Supreme Court issues notice on Delhi HC order to decide if employers can claim PF/ESI deductions when employee contributions are deposited late.
Saloni Kumari | Jan 28, 2026 |
Timely Deposit Vs. Delayed Contribution Debate: Supreme Court to Examine Delhi HC Ruling on PF/ESI Deduction
A private sector company has challenged a Delhi HC’s order on PF/ESI contributions before the Supreme Court of India, raising a key issue of whether delayed employee contributions allow employer deduction. HC held deductions valid only if timely deposited. Conflicting views exist; the Supreme Court issued notice for further examination.
Woodland (Aero Club) Private Limited had filed a petition in the Supreme Court of India against the Assistant Commissioner of Income Tax (ACIT), challenging an order dated September 08, 2025, passed by the Delhi High Court in ITA No. 267/2023. The impugned order concerned the PF and ESI contributions by employees and employers.
During the hearing in ITA No. 267/2023, the Delhi High Court noted that employer contributions under Section 36(1)(iv) and employees’ contributions under Section 36(1)(va) (read with Section 2(24)(x)) are different and therefore should be treated separately. The Court further noted that the employees’ contributions from salaries are considered as income of the employee under Section 2(24)(x) and are held in trust by the employer. Deduction can only be claimed by the employer if such amounts are deposited on or before the legal deadline.
It was further noted that in the present case, the non-obstante clause in Section 43B cannot be applied to employees’ contributions, and the earlier cited judgements, such as Alom Extrusions, do not directly relate to the case.
Section 2(24)(x) of the Income Tax Act considers any employee contribution collected by the employer as income; on the other hand, Section 36(1)(va) permits employers to avail a deduction in case the contribution is credited into the employee’s bank account before the statutory deadline. The relevant PF or ESI rules determine the due date; usually, this deadline is 15 days from the month-end, plus 5 days of grace for PF.

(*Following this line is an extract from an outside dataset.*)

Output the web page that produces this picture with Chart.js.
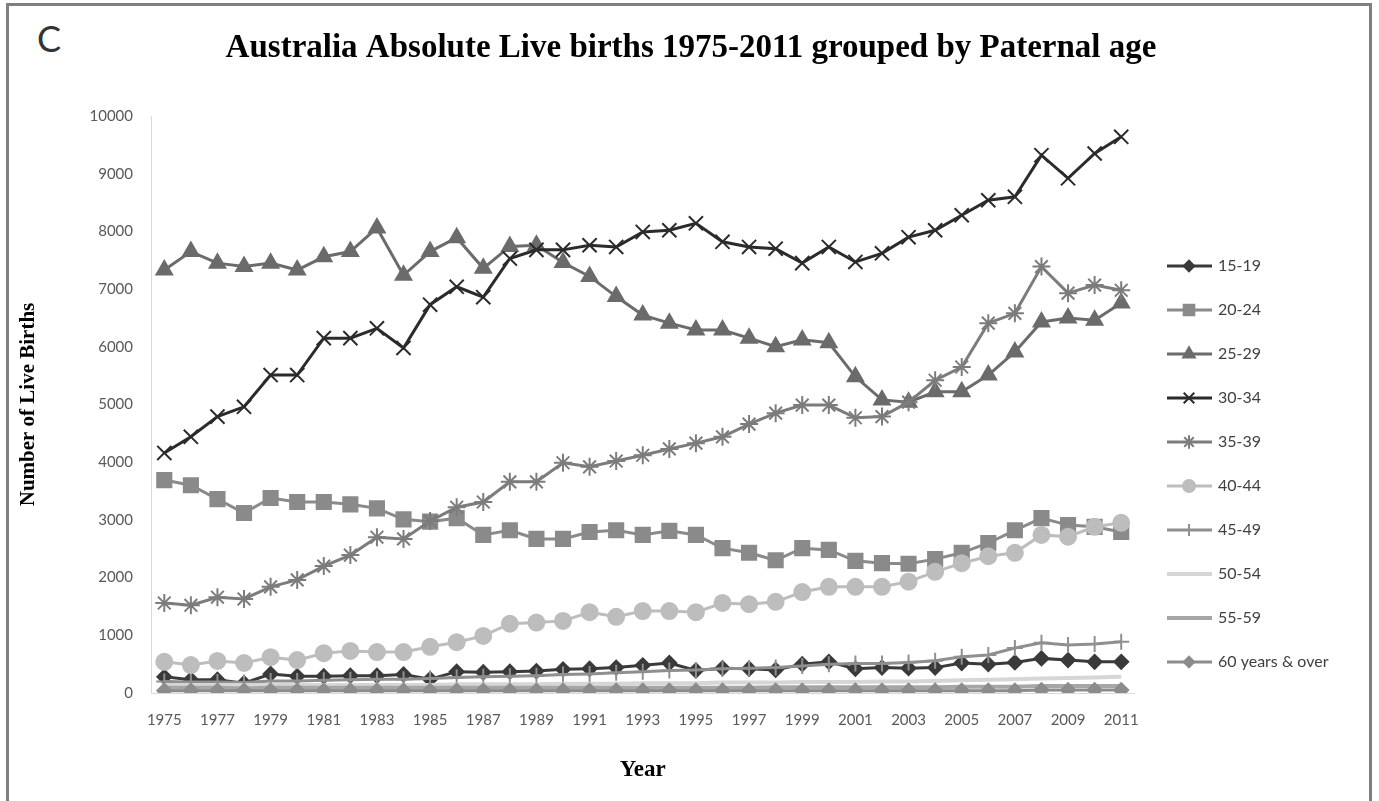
<!DOCTYPE html>
<html>
<head>
<meta charset="utf-8">
<script src="https://cdn.jsdelivr.net/npm/chart.js@4.4.1/dist/chart.umd.min.js"></script>
<style>
    html, body { margin: 0; padding: 0; background: #fff; }
    #wrap { position: relative; width: 1379px; height: 801px; overflow: hidden; }
    #frame { position: absolute; left: 6px; top: 3px; width: 1366px; height: 830px; border: 3px solid #7f7f7f; box-sizing: border-box; }
    #letter { position: absolute; left: 37px; top: 16px; font: 36px "Lato", sans-serif; color: #333; }
    #myChart { position: absolute; left: 0; top: 0; }
</style>
</head>
<body>
<div id="wrap">
    <div id="frame"></div>
    <div id="letter">C</div>
    <canvas id="myChart" width="1379" height="801"></canvas>
</div>
<script>
var years = ['1975', '1976', '1977', '1978', '1979', '1980', '1981', '1982', '1983', '1984',
    '1985', '1986', '1987', '1988', '1989', '1990', '1991', '1992', '1993', '1994',
    '1995', '1996', '1997', '1998', '1999', '2000', '2001', '2002', '2003', '2004',
    '2005', '2006', '2007', '2008', '2009', '2010', '2011'];

var yTicks = [0, 1000, 2000, 3000, 4000, 5000, 6000, 7000, 8000, 9000, 10000];

var age15_19 = [280, 230, 230, 170, 330, 290, 290, 300, 300, 320, 240, 370, 360, 370, 380, 410, 420, 440, 480,
    520, 390, 430, 420, 400, 500, 540, 420, 440, 430, 440, 520, 500, 530, 600, 570, 540, 540];
var age20_24 = [3690, 3600, 3360, 3120, 3380, 3310, 3310, 3270, 3200, 3010, 2970, 3030, 2740, 2820, 2670, 2670, 2790, 2820, 2740,
    2810, 2740, 2510, 2430, 2300, 2510, 2480, 2290, 2250, 2240, 2320, 2430, 2600, 2820, 3030, 2910, 2880, 2790];
var age25_29 = [7330, 7650, 7450, 7390, 7450, 7330, 7560, 7650, 8060, 7240, 7650, 7890, 7360, 7740, 7760, 7460, 7220, 6870, 6550,
    6410, 6290, 6290, 6150, 6000, 6120, 6070, 5480, 5080, 5040, 5220, 5220, 5510, 5910, 6430, 6500, 6460, 6760];
var age30_34 = [4160, 4440, 4790, 4960, 5510, 5510, 6150, 6150, 6320, 5980, 6730, 7040, 6860, 7530, 7680, 7680, 7760, 7730, 7990,
    8020, 8140, 7820, 7730, 7700, 7450, 7730, 7470, 7620, 7900, 8020, 8280, 8540, 8600, 9320, 8920, 9350, 9640];
var age35_39 = [1560, 1520, 1660, 1630, 1840, 1960, 2200, 2390, 2700, 2670, 2980, 3220, 3310, 3660, 3660, 3990, 3920, 4020, 4120,
    4230, 4330, 4440, 4660, 4850, 4990, 4990, 4770, 4790, 5040, 5420, 5650, 6410, 6580, 7390, 6930, 7070, 6980];
var age40_44 = [540, 485, 555, 520, 620, 570, 690, 730, 710, 710, 800, 880, 990, 1200, 1220, 1250, 1400, 1320, 1420,
    1420, 1400, 1560, 1540, 1580, 1750, 1840, 1840, 1840, 1930, 2100, 2250, 2370, 2430, 2740, 2710, 2880, 2950];
var age45_49 = [200, 190, 190, 180, 210, 210, 220, 230, 240, 240, 250, 270, 280, 290, 300, 320, 330, 350, 370,
    390, 400, 420, 430, 440, 470, 500, 510, 510, 530, 560, 630, 660, 780, 870, 830, 850, 890];
var age50_54 = [140, 140, 140, 140, 140, 140, 140, 140, 140, 140, 140, 150, 150, 150, 150, 160, 160, 160, 170,
    170, 170, 180, 180, 180, 190, 190, 190, 200, 200, 210, 220, 230, 240, 250, 260, 270, 280];
var age55_59 = [90, 90, 90, 80, 90, 90, 90, 90, 90, 90, 90, 90, 90, 90, 90, 90, 90, 90, 90,
    90, 90, 90, 90, 100, 100, 100, 100, 100, 100, 100, 110, 110, 110, 120, 120, 120, 120];
var age60plus = [40, 40, 40, 40, 40, 40, 40, 40, 40, 40, 40, 40, 40, 40, 40, 40, 40, 40, 40,
    40, 40, 40, 40, 40, 40, 40, 40, 40, 40, 40, 40, 40, 40, 50, 50, 50, 50];

var chartTitle = 'Australia Absolute Live births 1975-2011 grouped by Paternal age';

function series(label, data, color, style, radius, width) {
    return {
        label: label,
        data: data,
        borderColor: color,
        backgroundColor: color,
        pointBackgroundColor: color,
        pointBorderColor: color,
        pointStyle: style || false,
        pointRadius: style ? radius : 0,
        pointBorderWidth: 2,
        borderWidth: width || 3,
        tension: 0,
        fill: false
    };
}

var datasets = [
    series('15-19', age15_19, '#3a3a3a', 'rectRot', 7),
    series('20-24', age20_24, '#8a8a8a', 'rect', 10),
    series('25-29', age25_29, '#6b6b6b', 'triangle', 9),
    series('30-34', age30_34, '#2b2b2b', 'crossRot', 10),
    series('35-39', age35_39, '#7c7c7c', 'star', 9),
    series('40-44', age40_44, '#bdbdbd', 'circle', 8),
    series('45-49', age45_49, '#8f8f8f', 'cross', 8),
    series('50-54', age50_54, '#d6d6d6', null, 0, 4),
    series('55-59', age55_59, '#a6a6a6', null, 0, 4),
    series('60 years & over', age60plus, '#8c8c8c', 'rectRot', 7)
];
// excel draws later series on top
datasets.forEach(function (ds, i) { ds.order = datasets.length - i; });

// title centred on the whole picture, not on the plot
var topTitle = {
    id: 'topTitle',
    afterDraw: function (chart) {
        var c = chart.ctx;
        c.save();
        c.fillStyle = '#000';
        c.font = 'bold 33px "Liberation Serif"';
        c.textAlign = 'center';
        c.textBaseline = 'middle';
        c.fillText(chartTitle, 691, 48);
        c.restore();
    }
};

var sideLegend = {
    id: 'sideLegend',
    afterDraw: function (chart) {
        var ctx = chart.ctx;
        chart.data.datasets.forEach(function (ds, i) {
            var y = 266 + i * 44;
            ctx.save();
            ctx.strokeStyle = ds.borderColor;
            ctx.lineWidth = ds.borderWidth;
            ctx.beginPath();
            ctx.moveTo(1167, y);
            ctx.lineTo(1212, y);
            ctx.stroke();
            if (ds.pointStyle && Chart.helpers && Chart.helpers.drawPoint) {
                ctx.fillStyle = ds.pointBackgroundColor;
                ctx.strokeStyle = ds.pointBorderColor;
                ctx.lineWidth = ds.pointBorderWidth;
                Chart.helpers.drawPoint(ctx, {
                    pointStyle: ds.pointStyle,
                    radius: ds.pointRadius * 0.75,
                    rotation: 0,
                    borderWidth: ds.pointBorderWidth
                }, 1189, y);
            }
            ctx.fillStyle = '#404040';
            ctx.font = '16px Lato';
            ctx.textBaseline = 'middle';
            ctx.textAlign = 'left';
            ctx.fillText(ds.label, 1218, y);
            ctx.restore();
        });
    }
};

var ctx = document.getElementById('myChart');
var myChart = new Chart(ctx, {
    type: 'line',
    data: {
        labels: years,
        datasets: datasets
    },
    plugins: [topTitle, sideLegend],
    options: {
        responsive: false,
        animation: false,
        devicePixelRatio: 1,
        layout: {
            padding: { left: 10, right: 244.5, top: 116, bottom: 10 }
        },
        plugins: {
            legend: { display: false },
            tooltip: { enabled: false },
            title: { display: false }
        },
        scales: {
            x: {
                offset: true,
                grid: { display: false, drawTicks: false },
                border: { display: true, color: '#d9d9d9', width: 1 },
                ticks: {
                    autoSkip: false,
                    maxRotation: 0,
                    minRotation: 0,
                    padding: 18,
                    color: '#595959',
                    font: { family: 'Lato', size: 15 },
                    callback: function (value, index) {
                        return index % 2 === 0 ? years[index] : '';
                    }
                },
                title: {
                    display: true,
                    text: 'Year',
                    color: '#000',
                    font: { family: 'Liberation Serif', size: 23, weight: 'bold' },
                    padding: { top: 0, bottom: 7 }
                },
                afterFit: function (scale) { scale.height = 98; }
            },
            y: {
                min: yTicks[0],
                max: yTicks[yTicks.length - 1],
                grid: { display: false, drawTicks: false },
                border: { display: true, color: '#d9d9d9', width: 1 },
                afterBuildTicks: function (scale) {
                    scale.ticks = yTicks.map(function (v) { return { value: v }; });
                },
                ticks: {
                    padding: 18,
                    color: '#595959',
                    font: { family: 'Lato', size: 15 },
                    callback: function (value) { return String(value); }
                },
                title: {
                    display: true,
                    text: 'Number of Live Births',
                    color: '#000',
                    font: { family: 'Liberation Serif', size: 21, weight: 'bold' },
                    padding: { top: 6, bottom: 0 }
                },
                afterFit: function (scale) { scale.width = 141; }
            }
        }
    }
});
</script>
</body>
</html>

In the present case, there were primarily two views clashing with each other. The Tax Department’s view is that the delayed deposit of employees’ contributions was treated as income, and as per Section 36(1)(va) of the Income Tax Act, a deduction is only allowed to be claimed when the deposits are made on or before the statutory deadline. To support his claim, the department also cited several earlier judgments, including cases of Unifac Management, Gujarat State Road Transport, Merchem, B.S. Patel, and Popular Vehicles.
On the other hand, the assessee’s view is that there is no difference between employer and employee contributions. Further argued that Section 43B permits availing a deduction if deposits are made before filing the income tax return (ITR). To support its argument, the petitioner also cited several earlier judgments in cases of Aimil Ltd., Plamman HR, Nipso Polyfabriks, Sagun Foundry, Udaipur Dugdh Utpadak, Sabari Enterprises, and several others.
Due to these conflicting interpretations, the Supreme Court has issued notice and will examine the matter further.